Here's why you should study abroad now more than ever
In 2015, a record number of Americans took to the skies for international travel destinations. According to the National Travel & Tourism Office, international travel by U.S. citizens increased by 7.7% last year. And with the U.S. State Department expecting to issue 17 million new and renewed passports this year — a 1.5 million increase over last year — that trend looks likely to continue.
At a time when transatlantic politics — from the isolationist strains of the American presidential campaign to Brexit — urge a retreat from a perilous world, it's an encouraging sign that Americans still want to see and be a part of that world. Even more encouraging is how many of them are students.
In the 2013-2014 academic year, 304,467 American students studied in other countries — a 5.2% increase over last year, according to NAFSA: Association of International Educators, and a threefold increase over the past two decades. This bodes well not only for American businesses looking to hire young people with experience abroad, but also for this generation's commitment to exploring the planet.
"Overall, parents, schools and universities believe that travel really is the answer to exposing students worldwide to other cultures, building tolerance and awareness and a greater understanding of the world outside their own homes," Carylann Assante, executive director of the Student & Youth Travel Association (SYTA), said in an interview. "Our studies show the very positive social impact of travel."
According a SYTA survey of U.S. teachers, student group leaders and tour operators, 74% of students who studied internationally reported an increased tolerance of other cultures and ethnicities after traveling.
For New York University alum Dalanee Hester, 22, studying abroad in Paris and Sydney was like "stepping out of the small bubble I live in and thinking about how someone in a different bubble could see a situation in a totally different way," she said in an email.

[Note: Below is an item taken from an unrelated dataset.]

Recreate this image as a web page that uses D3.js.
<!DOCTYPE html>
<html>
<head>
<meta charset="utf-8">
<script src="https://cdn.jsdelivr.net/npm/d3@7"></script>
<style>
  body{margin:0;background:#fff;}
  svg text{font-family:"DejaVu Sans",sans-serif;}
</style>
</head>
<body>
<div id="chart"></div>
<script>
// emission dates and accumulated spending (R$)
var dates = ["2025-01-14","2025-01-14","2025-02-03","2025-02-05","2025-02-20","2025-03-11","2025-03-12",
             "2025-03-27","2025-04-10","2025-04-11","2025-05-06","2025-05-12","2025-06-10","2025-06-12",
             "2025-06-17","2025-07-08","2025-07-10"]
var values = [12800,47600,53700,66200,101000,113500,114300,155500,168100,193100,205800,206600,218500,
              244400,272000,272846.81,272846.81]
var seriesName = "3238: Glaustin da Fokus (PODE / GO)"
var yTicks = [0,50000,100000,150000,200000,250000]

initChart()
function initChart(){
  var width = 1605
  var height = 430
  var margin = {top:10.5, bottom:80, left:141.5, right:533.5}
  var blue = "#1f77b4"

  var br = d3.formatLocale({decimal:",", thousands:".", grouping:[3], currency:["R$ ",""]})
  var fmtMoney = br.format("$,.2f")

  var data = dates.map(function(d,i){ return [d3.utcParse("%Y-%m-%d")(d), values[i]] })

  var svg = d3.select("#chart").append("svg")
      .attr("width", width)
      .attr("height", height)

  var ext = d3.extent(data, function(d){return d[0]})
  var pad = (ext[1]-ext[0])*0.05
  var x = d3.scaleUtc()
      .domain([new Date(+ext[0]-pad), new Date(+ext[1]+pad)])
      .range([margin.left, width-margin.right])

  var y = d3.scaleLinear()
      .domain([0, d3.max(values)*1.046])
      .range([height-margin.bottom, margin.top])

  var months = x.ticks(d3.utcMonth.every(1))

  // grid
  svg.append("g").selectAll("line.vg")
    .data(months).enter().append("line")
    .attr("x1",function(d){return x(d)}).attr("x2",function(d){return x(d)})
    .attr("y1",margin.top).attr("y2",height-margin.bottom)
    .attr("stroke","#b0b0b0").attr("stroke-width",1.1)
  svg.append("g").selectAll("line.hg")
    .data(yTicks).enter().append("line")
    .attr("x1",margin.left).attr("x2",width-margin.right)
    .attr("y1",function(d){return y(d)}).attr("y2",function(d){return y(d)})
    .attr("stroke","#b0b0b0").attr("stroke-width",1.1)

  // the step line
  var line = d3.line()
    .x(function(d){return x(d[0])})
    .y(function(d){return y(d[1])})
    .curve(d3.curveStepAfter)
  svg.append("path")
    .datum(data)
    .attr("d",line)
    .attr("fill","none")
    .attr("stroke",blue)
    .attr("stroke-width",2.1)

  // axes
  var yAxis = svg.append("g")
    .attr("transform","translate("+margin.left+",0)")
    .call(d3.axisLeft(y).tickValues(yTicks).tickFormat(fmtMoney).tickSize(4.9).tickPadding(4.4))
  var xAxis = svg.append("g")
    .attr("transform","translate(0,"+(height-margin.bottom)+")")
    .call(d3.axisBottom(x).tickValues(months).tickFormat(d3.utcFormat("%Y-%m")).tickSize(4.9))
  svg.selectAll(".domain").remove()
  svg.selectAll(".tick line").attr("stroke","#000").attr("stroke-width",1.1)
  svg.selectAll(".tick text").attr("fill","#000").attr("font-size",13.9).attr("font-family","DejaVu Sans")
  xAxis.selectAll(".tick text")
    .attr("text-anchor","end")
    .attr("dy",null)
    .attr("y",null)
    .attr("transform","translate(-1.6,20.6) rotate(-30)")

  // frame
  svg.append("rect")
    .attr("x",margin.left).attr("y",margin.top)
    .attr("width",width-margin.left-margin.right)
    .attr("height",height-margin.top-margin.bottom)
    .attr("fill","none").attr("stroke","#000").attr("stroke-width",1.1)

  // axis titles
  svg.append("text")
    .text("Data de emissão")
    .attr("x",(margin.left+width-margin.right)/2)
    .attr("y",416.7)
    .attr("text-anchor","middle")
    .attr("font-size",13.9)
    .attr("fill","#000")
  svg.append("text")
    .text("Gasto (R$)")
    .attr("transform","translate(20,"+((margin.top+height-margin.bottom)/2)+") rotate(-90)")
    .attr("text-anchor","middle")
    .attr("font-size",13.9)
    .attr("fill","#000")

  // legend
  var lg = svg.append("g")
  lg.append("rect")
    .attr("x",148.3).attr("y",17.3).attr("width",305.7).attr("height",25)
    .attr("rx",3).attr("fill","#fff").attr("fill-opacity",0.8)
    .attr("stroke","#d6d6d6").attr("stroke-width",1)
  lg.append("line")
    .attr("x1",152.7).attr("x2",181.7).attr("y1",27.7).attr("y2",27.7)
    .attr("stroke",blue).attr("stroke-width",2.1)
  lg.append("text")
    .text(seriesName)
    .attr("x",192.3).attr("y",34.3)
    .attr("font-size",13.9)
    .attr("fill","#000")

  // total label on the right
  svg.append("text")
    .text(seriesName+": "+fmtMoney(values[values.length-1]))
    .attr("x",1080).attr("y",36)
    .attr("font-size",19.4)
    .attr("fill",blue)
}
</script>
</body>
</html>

A worldly workforce. Johanna Li spent her freshman year in Paris in 2012 and credits the experience with developing her sense of courage and empathy. "I've become more daring, more willing to take chances, more willing to say 'yes' rather than 'that's not in my comfort zone,'" said Li, 22, in an email. "I've learned to strike [up] a conversation with anyone on the streets. I've learned to be flexible and empathetic to others' experiences."
According to Janet Alperstein, Assistant Vice President of New York University's Office of Global Programs, this sort of experience is "invaluable" to employers. "Studying abroad can help students develop cross-cultural competencies, which are critical to succeeding in today's increasingly interconnected world," said Alperstein in an email.
The U.S. government similarly recognizes the benefits of international education and exposure. Offering a range of different ways to interact with the global community, the State Department promotes high-school and college study trips, internships, and volunteering opportunities, with programs ranging from two weeks to a full year abroad and opportunities for financial aid.
Rejecting xenophobia. Beyond the more immediate benefit of enhancing your professional marketability, studying abroad offers an essential antidote to the fear-mongering and nationalist politics gaining ground in Europe and the U.S.
Hester found the doomsayers' warnings about the dangerous world abroad to be "infuriating" compared to her actual experience. "The descriptions of places I visited as dangerous or scary paired with broad generalization about entire groups of people seemed ridiculous to me," she said.
When considering an opportunity to complete her master's degree in public health in London for the upcoming academic year, Katie Ottman, 25, saw the recent referendum on British independence from the European Union as cause for both concern and inspiration.
"I wasn't sure how Brexit would affect the political climate," said Ottman, who was put off by the anti-immigrant and Islamophobic sentiments that came out of the Leave camp. But she saw the decision to study abroad as a defiant act of openness and optimism.
"The only way that our generation and the next can overcome prejudice and xenophobia is by interacting with individuals from other parts of the world," Ottman said. "The best way is to work to restore compassion between different cultures through communication and understanding."